July 12, 2017, by Shweta

Throwback Tuesday: Placements During High School

While I was scrolling through social media as I do much too often these days, I came across a message from a former mentor that I met two summers ago. She is a paediatric surgeon who used to work at the Frontier Lifeline Hospital in Chennai, India. And it is under her guidance that I had the best days of my life.


Two years ago, as an aspiring medical student, I spent a month of my summer holidays interning at the prestigious Frontier Lifeline Hospital in my ancestral hometown in south India. Founded by Dr. K.M. Cherian, the pioneer of cardiac surgery in India, I was beyond grateful for the opportunity to learn what no textbook could ever teach. Even at the age of 75, his love for medicine and undeniable work ethic is a true testament to what it takes to be a great doctor.

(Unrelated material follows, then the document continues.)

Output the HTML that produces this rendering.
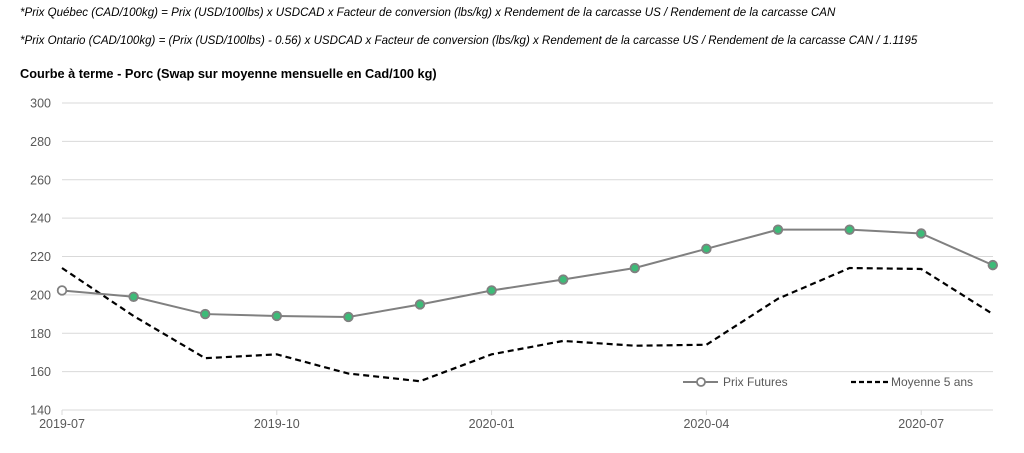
<!DOCTYPE html>
<html><head><meta charset="utf-8"><style>
body{margin:0;background:#fff;width:1024px;height:453px;overflow:hidden;font-family:"Liberation Sans",sans-serif}
.note{position:absolute;left:20px;font-size:11.55px;font-style:italic;color:#000}
.title{position:absolute;left:20px;top:66px;font-size:12.75px;font-weight:bold;color:#000}
</style></head><body>
<div class="note" style="top:7px">*Prix Québec (CAD/100kg) = Prix (USD/100lbs) x USDCAD x Facteur de conversion (lbs/kg) x Rendement de la carcasse US / Rendement de la carcasse CAN</div>
<div class="note" style="top:35px">*Prix Ontario (CAD/100kg) = (Prix (USD/100lbs) - 0.56) x USDCAD x Facteur de conversion (lbs/kg) x Rendement de la carcasse US / Rendement de la carcasse CAN / 1.1195</div>
<div class="title">Courbe à terme - Porc (Swap sur moyenne mensuelle en Cad/100 kg)</div>
<svg id="chart" width="1024" height="453" style="position:absolute;left:0;top:0"></svg>
<script>
const months=["2019-07","2019-08","2019-09","2019-10","2019-11","2019-12","2020-01","2020-02","2020-03","2020-04","2020-05","2020-06","2020-07","2020-08"];
const futures=[202.3,199,190,189,188.5,195,202.3,208,214,224,234,234,232,215.5];
const avg5=[214,189,167,169,159,155,169,176,173.5,174,198,214,213.5,190];
const yTicks=[140,160,180,200,220,240,260,280,300];
const xLabelIdx=[0,3,6,9,12];
const NS="http://www.w3.org/2000/svg";
const svg=document.getElementById('chart');
const X0=62,STEP=71.6,Y0=410,YPX=307/160,XEND=993;
const x=i=>X0+i*STEP, y=v=>Y0-(v-140)*YPX;
function mk(t,a){const e=document.createElementNS(NS,t);for(const k in a)e.setAttribute(k,a[k]);svg.appendChild(e);return e;}
yTicks.forEach(v=>{
 const g=mk('line',{x1:X0,x2:XEND,y1:y(v),y2:y(v),stroke:'#d9d9d9','stroke-width':1});
 
 
 const t=mk('text',{x:51,y:y(v)+4.5,'text-anchor':'end','font-size':12.5,fill:'#595959','font-family':'Liberation Sans'});
 t.textContent=v;
 
 
});
xLabelIdx.forEach(i=>{
 const tk=mk('line',{x1:x(i),x2:x(i),y1:Y0,y2:Y0+5,stroke:'#d9d9d9'});
 
 
 const t=mk('text',{x:x(i),y:428,'text-anchor':'middle','font-size':12.5,fill:'#595959','font-family':'Liberation Sans'});
 t.textContent=months[i];
 
 
});
const la=mk('polyline',{points:avg5.map((v,i)=>x(i)+','+y(v)).join(' '),fill:'none',stroke:'#000','stroke-width':2.2,'stroke-dasharray':'6,4'});


const lf=mk('polyline',{points:futures.map((v,i)=>x(i)+','+y(v)).join(' '),fill:'none',stroke:'#808080','stroke-width':2});


futures.forEach((v,i)=>{
 const c=mk('circle',{cx:x(i),cy:y(v),r:4.3,fill:i===0?'#fff':'#3dbb78',stroke:'#808080','stroke-width':1.8});
 
 
});
const l1=mk('line',{x1:683,x2:718,y1:382,y2:382,stroke:'#808080','stroke-width':2});


const l1c=mk('circle',{cx:701,cy:382,r:4,fill:'#fff',stroke:'#808080','stroke-width':1.8});


const t1=mk('text',{x:723,y:386,'font-size':12,fill:'#595959','font-family':'Liberation Sans'});
t1.textContent='Prix Futures';


const l2=mk('line',{x1:851,x2:888,y1:382,y2:382,stroke:'#000','stroke-width':2.2,'stroke-dasharray':'5,3'});


const t2=mk('text',{x:891,y:386,'font-size':12,fill:'#595959','font-family':'Liberation Sans'});
t2.textContent='Moyenne 5 ans';


</script>
</body></html>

However, it wasn’t Dr. Cherian that truly inspired me, but Dr. Sowmyaa, the surgeon under whom I interned. In the time I spent running between ERs, ORs and OPDs, she taught me what it truly meant to be a doctor. She taught me that medicine is emotionally challenging as much as it is intellectually challenging and that, that is ok. As a female surgeon in a largely patriarchal society, her relentless desire to do better gave me confidence that I still carry with me, months later. But I’m not here to tell you all what a great internship I had. I’m sure you all have similar stories of your own. What I would, however, like to highlight is how much my perception of those experiences has changed since having gone to medical school.


As a teenager, I had an extremely idealistic view of how the healthcare system should work. I frowned upon the doctors who couldn’t do their best by their patients due to economic (or other) constraints. But having spent the last year in GP practices and hospital around Nottingham, I’ve realized that a long, healthy life is a gift that while everyone deserves, few get. I’ve learnt that the healthcare system is limited by its funding and resources and that doctors are people too. Not superheroes, just people.


I truly believe that coming to university opens your eyes like no other. When I look back at all the experiences I had during high school, I can’t help but laugh at my naivety back then. My perception of what medicine is has changed drastically in the past year, and I’m glad for it. All I wonder is how much I’ll be laughing in a few years from now, when I look back at this moment with a degree in hand.